Your instructions
Leave out the pictures and copy everything else below exactly.
————
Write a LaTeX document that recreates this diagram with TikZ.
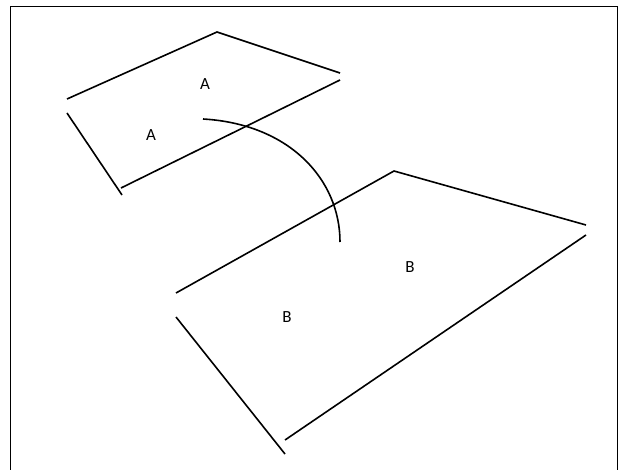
\documentclass[tikz,border=0pt]{standalone}
\usepackage{fontspec}
\setmainfont{Carlito}
\tikzset{
  edge/.style={line width=1.6pt, line cap=butt},
  frame/.style={line width=1.2pt},
  lbl/.style={font=\fontsize{17}{19}\selectfont, inner sep=0pt}
}
\begin{document}
\begin{tikzpicture}[x=1pt,y=-1pt]
\useasboundingbox (0,0) rectangle (620,470);
\draw[frame] (10.7,6.2) -- (617.5,6.2) -- (617.5,475) (10.7,6.2) -- (10.7,475);
% plane A
\coordinate (a1) at (67,99);
\coordinate (a2) at (217,32);
\coordinate (a3) at (340,73);
\coordinate (a4) at (340,80);
\coordinate (a5) at (121,188);
\coordinate (a6) at (67,113);
\coordinate (a7) at (122,195);
\draw[edge] (a1) -- (a2) -- (a3);
\draw[edge] (a4) -- (a5);
\draw[edge] (a6) -- (a7);
% plane B
\coordinate (b1) at (176,293);
\coordinate (b2) at (394,171);
\coordinate (b3) at (586,225);
\coordinate (b4) at (586,235);
\coordinate (b5) at (285,440);
\coordinate (b6) at (176,317);
\coordinate (b7) at (285,454);
\draw[edge] (b1) -- (b2) -- (b3);
\draw[edge] (b4) -- (b5);
\draw[edge] (b6) -- (b7);
% arc
\coordinate (c1) at (203,119);
\coordinate (c2) at (340,242);
\draw[edge] (c1) .. controls (290,124) and (340,180) .. (c2);
% labels
\node[lbl] (la1) at (205,84) {A};
\node[lbl] (la2) at (151,135) {A};
\node[lbl] (lb1) at (410,267) {B};
\node[lbl] (lb2) at (287,317) {B};
\end{tikzpicture}
\end{document}
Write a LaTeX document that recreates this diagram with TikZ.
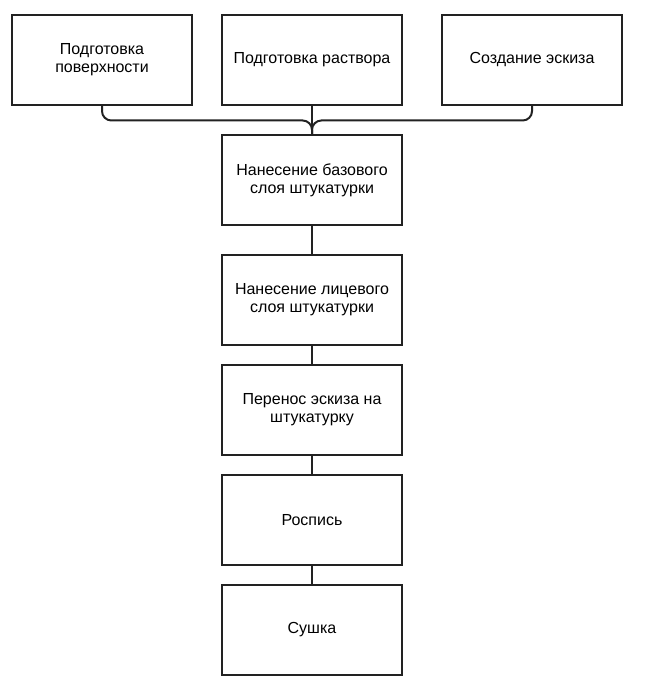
————
Task output
Write a LaTeX document that recreates this diagram with TikZ.
\documentclass[tikz,border=0pt]{standalone}
\usepackage{fontspec}
\setmainfont{Carlito}
\tikzset{
  edge/.style={line width=1.6pt, line cap=butt},
  frame/.style={line width=1.2pt},
  lbl/.style={font=\fontsize{17}{19}\selectfont, inner sep=0pt}
}
\begin{document}
\begin{tikzpicture}[x=1pt,y=-1pt]
\useasboundingbox (0,0) rectangle (620,470);
\draw[frame] (10.7,6.2) -- (617.5,6.2) -- (617.5,475) (10.7,6.2) -- (10.7,475);
% plane A
\coordinate (a1) at (67,99);
\coordinate (a2) at (217,32);
\coordinate (a3) at (340,73);
\coordinate (a4) at (340,80);
\coordinate (a5) at (121,188);
\coordinate (a6) at (67,113);
\coordinate (a7) at (122,195);
\draw[edge] (a1) -- (a2) -- (a3);
\draw[edge] (a4) -- (a5);
\draw[edge] (a6) -- (a7);
% plane B
\coordinate (b1) at (176,293);
\coordinate (b2) at (394,171);
\coordinate (b3) at (586,225);
\coordinate (b4) at (586,235);
\coordinate (b5) at (285,440);
\coordinate (b6) at (176,317);
\coordinate (b7) at (285,454);
\draw[edge] (b1) -- (b2) -- (b3);
\draw[edge] (b4) -- (b5);
\draw[edge] (b6) -- (b7);
% arc
\coordinate (c1) at (203,119);
\coordinate (c2) at (340,242);
\draw[edge] (c1) .. controls (290,124) and (340,180) .. (c2);
% labels
\node[lbl] (la1) at (205,84) {A};
\node[lbl] (la2) at (151,135) {A};
\node[lbl] (lb1) at (410,267) {B};
\node[lbl] (lb2) at (287,317) {B};
\end{tikzpicture}
\end{document}
Write a LaTeX document that recreates this diagram with TikZ.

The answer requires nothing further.